Your question seems to assume that being nominated for the Nobel Prize in Literature and being on the short list are essentially equivalent. They are two quite different things. The number of people who are nominated is much larger than the number on the short list. For example, in 1962, one of the years that the Nobel Foundation has commented on the short list, there were 66 people nominated, and three on the short list (there apparently would have been four, but one of them died).

There is a fairly long list of people who can nominate candidates for the Nobel Prize in Literature.
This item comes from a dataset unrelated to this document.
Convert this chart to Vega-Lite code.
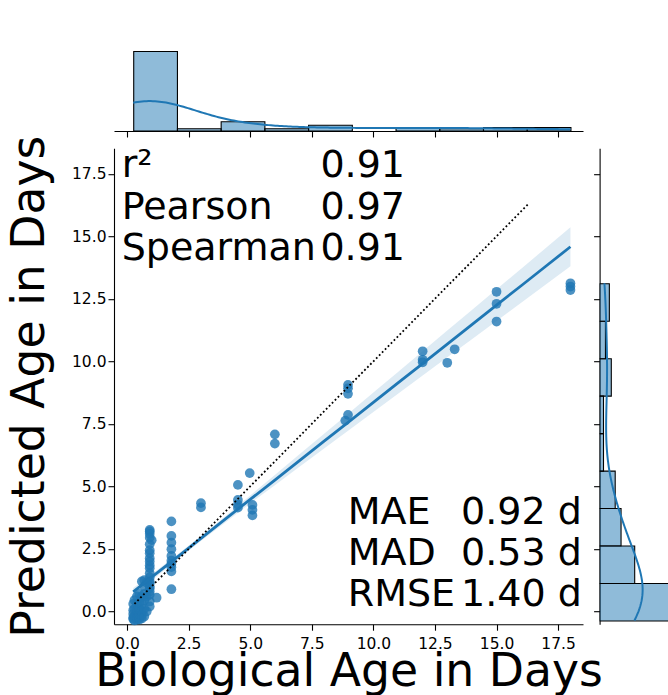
{
  "$schema": "https://vega.github.io/schema/vega-lite/v6.json",
  "autosize": {"type": "pad"},
  "padding": {"left": 6, "top": 50, "right": 0, "bottom": 0},
  "datasets": {
    "points": [
      {"bio": 1.8, "pred": 3.6}, {"bio": 1.8, "pred": 3.02}, {"bio": 1.8, "pred": 2.75}, {"bio": 1.8, "pred": 2.49}, {"bio": 1.8, "pred": 2.22},
      {"bio": 1.8, "pred": 2.03}, {"bio": 1.8, "pred": 1.9}, {"bio": 1.8, "pred": 1.77}, {"bio": 1.8, "pred": 1.6}, {"bio": 1.8, "pred": 0.89},
      {"bio": 0.92, "pred": 3.26}, {"bio": 0.92, "pred": 3.2}, {"bio": 0.92, "pred": 3.1}, {"bio": 0.92, "pred": 2.95}, {"bio": 0.92, "pred": 2.69},
      {"bio": 0.92, "pred": 2.45}, {"bio": 0.92, "pred": 2.33}, {"bio": 0.92, "pred": 2.13}, {"bio": 0.92, "pred": 2.0}, {"bio": 0.92, "pred": 1.85},
      {"bio": 0.92, "pred": 1.73}, {"bio": 0.92, "pred": 1.53}, {"bio": 0.92, "pred": 1.36}, {"bio": 0.92, "pred": 1.2}, {"bio": 0.92, "pred": 1.13},
      {"bio": 0.92, "pred": 0.93}, {"bio": 0.92, "pred": 0.67}, {"bio": 0.92, "pred": 0.4}, {"bio": 0.92, "pred": 0.2}, {"bio": 0.92, "pred": 1.0},
      {"bio": 0.92, "pred": 0.8}, {"bio": 1.0, "pred": 2.85},
      {"bio": 0.25, "pred": -0.3}, {"bio": 0.25, "pred": -0.25}, {"bio": 0.25, "pred": -0.1}, {"bio": 0.25, "pred": 0.05}, {"bio": 0.25, "pred": 0.3},
      {"bio": 0.3, "pred": -0.36}, {"bio": 0.3, "pred": -0.2}, {"bio": 0.3, "pred": 0.1}, {"bio": 0.3, "pred": 0.45},
      {"bio": 0.4, "pred": -0.33}, {"bio": 0.4, "pred": -0.2}, {"bio": 0.4, "pred": -0.1}, {"bio": 0.4, "pred": 0.05}, {"bio": 0.4, "pred": 0.3}, {"bio": 0.4, "pred": 0.6},
      {"bio": 0.5, "pred": -0.32}, {"bio": 0.5, "pred": -0.25}, {"bio": 0.5, "pred": -0.1}, {"bio": 0.5, "pred": 0.1}, {"bio": 0.5, "pred": 0.35}, {"bio": 0.5, "pred": 0.7},
      {"bio": 0.6, "pred": -0.28}, {"bio": 0.6, "pred": -0.15}, {"bio": 0.6, "pred": 0.0}, {"bio": 0.6, "pred": 0.3}, {"bio": 0.6, "pred": 0.6}, {"bio": 0.6, "pred": 1.2},
      {"bio": 0.7, "pred": -0.2}, {"bio": 0.7, "pred": 0.1}, {"bio": 0.7, "pred": 0.45}, {"bio": 0.7, "pred": 0.7}, {"bio": 0.7, "pred": 1.0}, {"bio": 0.7, "pred": 1.25},
      {"bio": 0.8, "pred": 0.0}, {"bio": 0.8, "pred": 0.6}, {"bio": 0.8, "pred": 1.15}, {"bio": 1.2, "pred": 0.55},
      {"bio": 3.0, "pred": 4.33}, {"bio": 3.0, "pred": 4.16},
      {"bio": 4.5, "pred": 5.06}, {"bio": 4.5, "pred": 4.46}, {"bio": 4.5, "pred": 4.27}, {"bio": 4.5, "pred": 4.15},
      {"bio": 4.98, "pred": 5.53}, {"bio": 5.09, "pred": 4.26}, {"bio": 5.09, "pred": 4.06}, {"bio": 5.09, "pred": 3.84},
      {"bio": 6.0, "pred": 7.08}, {"bio": 6.0, "pred": 6.71},
      {"bio": 8.97, "pred": 9.06}, {"bio": 8.97, "pred": 8.92}, {"bio": 8.97, "pred": 8.7}, {"bio": 8.97, "pred": 7.86}, {"bio": 8.86, "pred": 7.63},
      {"bio": 12.0, "pred": 10.4}, {"bio": 12.0, "pred": 10.06}, {"bio": 12.0, "pred": 9.96},
      {"bio": 13.0, "pred": 9.94}, {"bio": 13.3, "pred": 10.48},
      {"bio": 15.0, "pred": 12.78}, {"bio": 15.0, "pred": 12.3}, {"bio": 15.0, "pred": 11.59},
      {"bio": 18.0, "pred": 13.12}, {"bio": 18.0, "pred": 12.99}, {"bio": 18.0, "pred": 12.85}
    ],
    "fit": [
      {"bio": 0.25, "pred": 0.78, "lo": 0.63, "hi": 0.94},
      {"bio": 1, "pred": 1.37, "lo": 1.24, "hi": 1.49},
      {"bio": 2, "pred": 2.14, "lo": 2.04, "hi": 2.25},
      {"bio": 3, "pred": 2.92, "lo": 2.82, "hi": 3.02},
      {"bio": 4, "pred": 3.7, "lo": 3.57, "hi": 3.82},
      {"bio": 5, "pred": 4.48, "lo": 4.32, "hi": 4.64},
      {"bio": 6, "pred": 5.25, "lo": 5.05, "hi": 5.45},
      {"bio": 7, "pred": 6.03, "lo": 5.78, "hi": 6.28},
      {"bio": 8, "pred": 6.81, "lo": 6.51, "hi": 7.1},
      {"bio": 9, "pred": 7.58, "lo": 7.24, "hi": 7.92},
      {"bio": 10, "pred": 8.36, "lo": 7.97, "hi": 8.75},
      {"bio": 11, "pred": 9.14, "lo": 8.7, "hi": 9.57},
      {"bio": 12, "pred": 9.91, "lo": 9.43, "hi": 10.4},
      {"bio": 13, "pred": 10.69, "lo": 10.16, "hi": 11.23},
      {"bio": 14, "pred": 11.47, "lo": 10.88, "hi": 12.05},
      {"bio": 15, "pred": 12.25, "lo": 11.61, "hi": 12.88},
      {"bio": 16, "pred": 13.02, "lo": 12.34, "hi": 13.7},
      {"bio": 17, "pred": 13.8, "lo": 13.07, "hi": 14.53},
      {"bio": 18, "pred": 14.58, "lo": 13.8, "hi": 15.36}
    ],
    "identity": [{"bio": 0.3, "pred": 0.3}, {"bio": 16.3, "pred": 16.3}],
    "stats": [
      {"block": "corr", "labels": ["r²", "Pearson", "Spearman"], "values": ["0.91", "0.97", "0.91"]},
      {"block": "err", "labels": ["MAE", "MAD", "RMSE"], "values": ["0.92 d", "0.53 d", "1.40 d"]}
    ]
  },
  "bounds": "flush",
  "spacing": 17.2,
  "vconcat": [
    {
      "width": 469,
      "height": 81,
      "data": {"name": "points"},
      "layer": [
        {
          "mark": {"type": "bar", "binSpacing": 0, "fill": "#1f77b4", "fillOpacity": 0.5, "stroke": "#000", "strokeWidth": 1.1},
          "encoding": {
            "x": {"field": "bio", "type": "quantitative", "bin": {"extent": [0.25, 18], "step": 1.775, "nice": false},
                  "scale": {"domain": [-0.53, 18.51]},
                  "axis": {"values": [0, 2.5, 5, 7.5, 10, 12.5, 15, 17.5], "labels": false, "title": null}},
            "y": {"aggregate": "count", "type": "quantitative", "scale": {"domain": [0, 70.35]}, "axis": null}
          }
        },
        {
          "transform": [{"density": "bio", "bandwidth": 1.885, "extent": [0.25, 18], "counts": true, "steps": 200}],
          "mark": {"type": "line", "color": "#1f77b4", "strokeWidth": 2},
          "encoding": {
            "x": {"field": "value", "type": "quantitative", "scale": {"domain": [-0.53, 18.51]},
                  "axis": {"values": [0, 2.5, 5, 7.5, 10, 12.5, 15, 17.5], "labels": false, "title": null}},
            "y": {"field": "density", "type": "quantitative", "scale": {"domain": [0, 39.63]}, "axis": null}
          }
        }
      ],
      "resolve": {"scale": {"y": "independent"}}
    },
    {
      "bounds": "flush",
      "spacing": 16.6,
      "hconcat": [
        {
          "width": 469,
          "height": 476,
          "encoding": {
            "x": {"type": "quantitative", "scale": {"domain": [-0.53, 18.51]},
                  "axis": {"title": "Biological Age in Days", "values": [0, 2.5, 5, 7.5, 10, 12.5, 15, 17.5], "format": ".1f", "labelPadding": 6, "titlePadding": -2, "labelFlush": false}},
            "y": {"type": "quantitative", "scale": {"domain": [-0.51, 18.52]},
                  "axis": {"title": "Predicted Age in Days", "values": [0, 2.5, 5, 7.5, 10, 12.5, 15, 17.5], "format": ".1f", "labelPadding": 2, "titlePadding": 18, "labelFlush": false}}
          },
          "layer": [
            {
              "data": {"name": "fit"},
              "mark": {"type": "area", "color": "#1f77b4", "opacity": 0.15},
              "encoding": {
                "x": {"field": "bio"},
                "y": {"field": "lo"},
                "y2": {"field": "hi"}
              }
            },
            {
              "data": {"name": "points"},
              "mark": {"type": "circle", "color": "#1f77b4", "opacity": 0.8, "size": 95},
              "encoding": {
                "x": {"field": "bio"},
                "y": {"field": "pred"}
              }
            },
            {
              "data": {"name": "fit"},
              "mark": {"type": "line", "color": "#1f77b4", "strokeWidth": 2.8},
              "encoding": {
                "x": {"field": "bio"},
                "y": {"field": "pred"}
              }
            },
            {
              "data": {"name": "identity"},
              "mark": {"type": "line", "color": "#000", "strokeWidth": 1.8, "strokeDash": [1.8, 2.4]},
              "encoding": {
                "x": {"field": "bio"},
                "y": {"field": "pred"}
              }
            },
            {
              "data": {"name": "stats"},
              "transform": [{"filter": "datum.block === 'corr'"}],
              "mark": {"type": "text", "align": "left", "baseline": "alphabetic", "fontSize": 38, "lineHeight": 41.3, "color": "#000"},
              "encoding": {
                "x": {"datum": -0.22},
                "y": {"datum": 17.35},
                "text": {"field": "labels", "type": "nominal"}
              }
            },
            {
              "data": {"name": "stats"},
              "transform": [{"filter": "datum.block === 'corr'"}],
              "mark": {"type": "text", "align": "left", "baseline": "alphabetic", "fontSize": 38, "lineHeight": 41.3, "color": "#000"},
              "encoding": {
                "x": {"datum": 7.85},
                "y": {"datum": 17.35},
                "text": {"field": "values", "type": "nominal"}
              }
            },
            {
              "data": {"name": "stats"},
              "transform": [{"filter": "datum.block === 'err'"}],
              "mark": {"type": "text", "align": "left", "baseline": "alphabetic", "fontSize": 38, "lineHeight": 40.9, "color": "#000"},
              "encoding": {
                "x": {"datum": 8.96},
                "y": {"datum": 3.5},
                "text": {"field": "labels", "type": "nominal"}
              }
            },
            {
              "data": {"name": "stats"},
              "transform": [{"filter": "datum.block === 'err'"}],
              "mark": {"type": "text", "align": "left", "baseline": "alphabetic", "fontSize": 38, "lineHeight": 40.9, "color": "#000"},
              "encoding": {
                "x": {"datum": 13.56},
                "y": {"datum": 3.5},
                "text": {"field": "values", "type": "nominal"}
              }
            }
          ]
        },
        {
          "width": 70,
          "height": 476,
          "data": {"name": "points"},
          "layer": [
            {
              "mark": {"type": "bar", "binSpacing": 0, "fill": "#1f77b4", "fillOpacity": 0.5, "stroke": "#000", "strokeWidth": 1.1, "clip": true},
              "encoding": {
                "y": {"field": "pred", "type": "quantitative", "bin": {"extent": [-0.36, 13.12], "step": 1.49778, "nice": false},
                      "scale": {"domain": [-0.51, 18.52]},
                      "axis": {"values": [0, 2.5, 5, 7.5, 10, 12.5, 15, 17.5], "labels": false, "title": null}},
                "x": {"aggregate": "count", "type": "quantitative", "scale": {"domain": [0, 35.9]}, "axis": null}
              }
            },
            {
              "transform": [{"density": "pred", "bandwidth": 1.511, "extent": [-0.36, 13.12], "counts": true, "steps": 200}],
              "mark": {"type": "line", "color": "#1f77b4", "strokeWidth": 2, "clip": true},
              "encoding": {
                "y": {"field": "value", "type": "quantitative", "scale": {"domain": [-0.51, 18.52]},
                      "axis": {"values": [0, 2.5, 5, 7.5, 10, 12.5, 15, 17.5], "labels": false, "title": null}},
                "x": {"field": "density", "type": "quantitative", "scale": {"domain": [0, 23.97]}, "axis": null},
                "order": {"field": "value", "type": "quantitative"}
              }
            }
          ],
          "resolve": {"scale": {"x": "independent"}}
        }
      ]
    }
  ],
  "config": {
    "font": "DejaVu Sans",
    "view": {"stroke": null},
    "axis": {
      "grid": false,
      "domainColor": "#000",
      "domainWidth": 1.1,
      "tickColor": "#000",
      "tickWidth": 1.1,
      "tickSize": 6,
      "labelFont": "DejaVu Sans",
      "labelFontSize": 15.5,
      "labelColor": "#000",
      "titleFont": "DejaVu Sans",
      "titleFontSize": 45.7,
      "titleFontWeight": "normal",
      "titleColor": "#000"
    }
  }
}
These are (from the Nobel Prize website):

  1. Members of the Swedish Academy and of other academies, institutions and societies which are similar to it in construction and purpose;

  2. Professors of literature and of linguistics at universities and university colleges;

  3. Previous Nobel Laureates in Literature;

  4. Presidents of those societies of authors that are representative of the literary production in their respective countries.

If somebody nominated Narayan for the Nobel Prize in Literature, that person would know that he had been nominated and could tell other people that Narayan had been nominated. This happens quite often (especially for the Nobel Peace Prize). I would assume that this is how people know that Narayan had been nominated.

However, this is quite different from being shortlisted. The short list is compiled by the The Nobel Committee for Literature, and this information is kept secret for fifty years. The only people who would know the short list are members of this committee and the Swedish Academy, and it is extremely unlikely that any of them would say anything.